The positive outlook for Dollar/Yen has been damaged to the extent at which the bulls are no longer in control. Last week’s moves changed the game. However, there has been a settling of the selling pressure in the past 24 hours which have seen the bulls just looking to at least stand their ground. How they respond to overhead supply of the resistance built up between 110.25/111.00 is now key. A very mild positive candle was formed yesterday, but looking on the hourly chart this has the look of a consolidation where the market has traded in a 50 pip band 109.75/110.25 which has allowed hourly momentum to unwind. However, a failure of RSI to move decisively above 60 and the MACD lines to move decisively above neutral would question the extent of a recovery. Below the support band 109.55/109.75 opens deeper correction to 108.50 and unless there can be a recovery above 111.00, this is now the risk.
Negative risk appetite has allowed gold to pull higher once more. Trading a whole session above the long term pivot band $1300/$1310 improves the outlook, whilst a close above $1320 has taken the market to a new three week high helps to drive the impetus within the two week uptrend. The move is confirmed with the RSI which closed above 60 yesterday, MACD lines accelerating higher from a bull cross and Stochastics moving above 80. The hourly chart shows the market is now on for a test of the next resistance band $1327/$1333, whilst intraday corrections are a chance to buy. The hourly chart shows a near term breakout support band $1315/$1320 with the pivot at $1310 also supportive. The two week uptrend is at $1307 today and a move below would be a disappointment now.

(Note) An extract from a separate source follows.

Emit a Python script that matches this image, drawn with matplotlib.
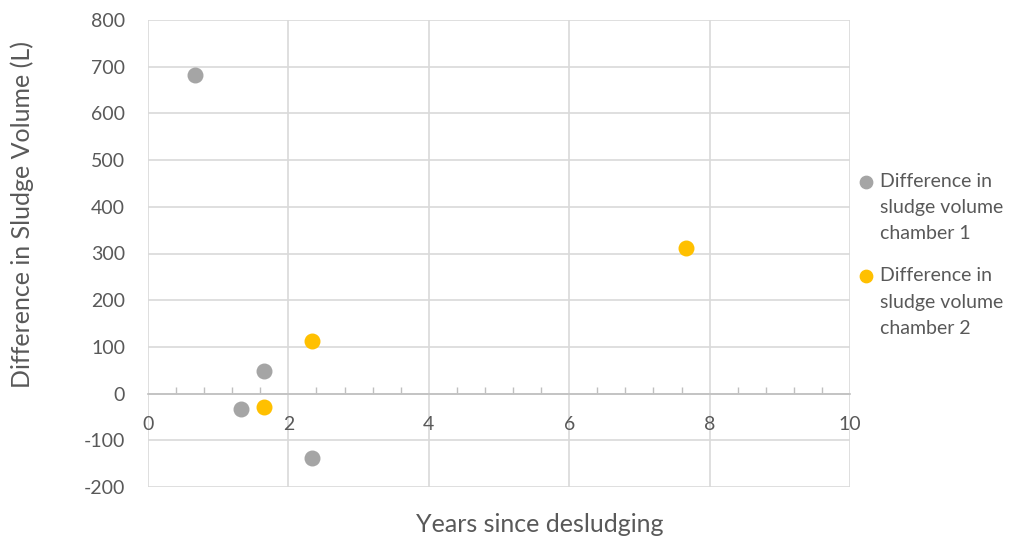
import numpy as np
import matplotlib
matplotlib.use("Agg")
import matplotlib.pyplot as plt
from matplotlib.ticker import MultipleLocator

plt.rcParams['font.family'] = ['Lato', 'DejaVu Sans']
plt.rcParams['axes.unicode_minus'] = False

# data
years_ch1 = [0.67, 1.32, 1.65, 2.34]
diff_ch1 = [683, -33, 48, -138]
years_ch2 = [1.65, 2.34, 7.66]
diff_ch2 = [-29, 112, 311]
labels = ["Difference in\nsludge volume\nchamber 1",
          "Difference in\nsludge volume\nchamber 2"]

TEXT = "#595959"
GRID = "#d9d9d9"

fig = plt.figure(figsize=(10.11, 5.40), dpi=100)
ax = fig.add_axes([148 / 1011, 1 - 487 / 540, 702 / 1011, 467 / 540])

ax.scatter(years_ch1, diff_ch1, s=110, color="#A5A5A5", zorder=3, label=labels[0])
ax.scatter(years_ch2, diff_ch2, s=110, color="#FFC000", zorder=3, label=labels[1])

ax.set_xlim(0, 10)
ax.set_ylim(-200, 800)
ax.xaxis.set_major_locator(MultipleLocator(2))
ax.xaxis.set_minor_locator(MultipleLocator(0.4))
ax.yaxis.set_major_locator(MultipleLocator(100))
ax.grid(True, which='major', color=GRID, linewidth=1.2, zorder=0)
ax.set_axisbelow(True)

for side in ['top', 'right', 'left']:
    ax.spines[side].set_visible(False)
ax.spines['bottom'].set_position(('data', 0))
ax.spines['bottom'].set_color("#bfbfbf")
ax.spines['bottom'].set_linewidth(1.2)

ax.tick_params(axis='x', which='major', length=0, pad=16, labelsize=14, labelcolor=TEXT)
ax.tick_params(axis='x', which='minor', direction='in', length=5, color="#bfbfbf", width=1)
ax.tick_params(axis='y', length=0, pad=16.5, labelsize=14, labelcolor=TEXT)

fig.text(22 / 1011, 1 - 214 / 540, "Difference in Sludge Volume (L)", rotation=90,
         ha='center', va='center', fontsize=18, color=TEXT)
fig.text(540 / 1011, 1 - 524 / 540, "Years since desludging",
         ha='center', va='center', fontsize=18, color=TEXT)

leg = fig.legend(loc='upper left', bbox_to_anchor=(859 / 1011, 1 - 173 / 540),
                 frameon=False, fontsize=14, handletextpad=0.4, labelspacing=1.3,
                 borderaxespad=0, borderpad=0, markerscale=0.85, handlelength=0.7)
for t in leg.get_texts():
    t.set_color(TEXT)
    t.set_linespacing(1.65)
# put each marker next to the first line of its label
for col in leg._legend_handle_box.get_children():
    for row in col.get_children():
        row.align = "top"

fig.savefig("out.png", dpi=100)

A day of mild correction has allowed nerves to settle as the bulls responded well to the negative implications that have been threatening following Friday’s negative candlestick. The breakout above the $58.00 pivot has left a band of breakout support between $57.50/$58.00 to be used as a buy zone now. With momentum indicators just slipping back in a consolidation phase rather than posting any significant sell signals, there is still an outlook that corrections remain a chance to buy. However, the hourly chart shows that the bulls would not be overly happy on a decisive move below $57.75 which would effectively be a near term top pattern formation. It is therefore also necessary to watch the hourly MACD lines which if they failed around neutral and the hourly RSI failed under 60 then this would be a corrective signal. For now though, the bulls are sitting happily still. Resistance at $59.65/$60.40
Dow Jones Industrial Average
Have the bulls managed to stabilise the selling pressure? In the wake of Friday’s sharp bear candle, early losses could have precipitated lower, but the buyers managed to respond and formed a mild gain on the day. There is still a corrective feel to the market, with the RSI still at 10 week lows under 50, but at least the move has not accelerated lower. The March low at 25,210 remains intact and it will be interesting to see how the bulls respond today. The hourly chart shows a slight improvement in momentum into the close last night and if the bulls can pull above 25,650/25,700 which is a pivot area, then a recovery towards 26,000 can build. A failure of the hourly MACD lines under neutral and RSI under 60 would be a concern now. Initial support 25,370.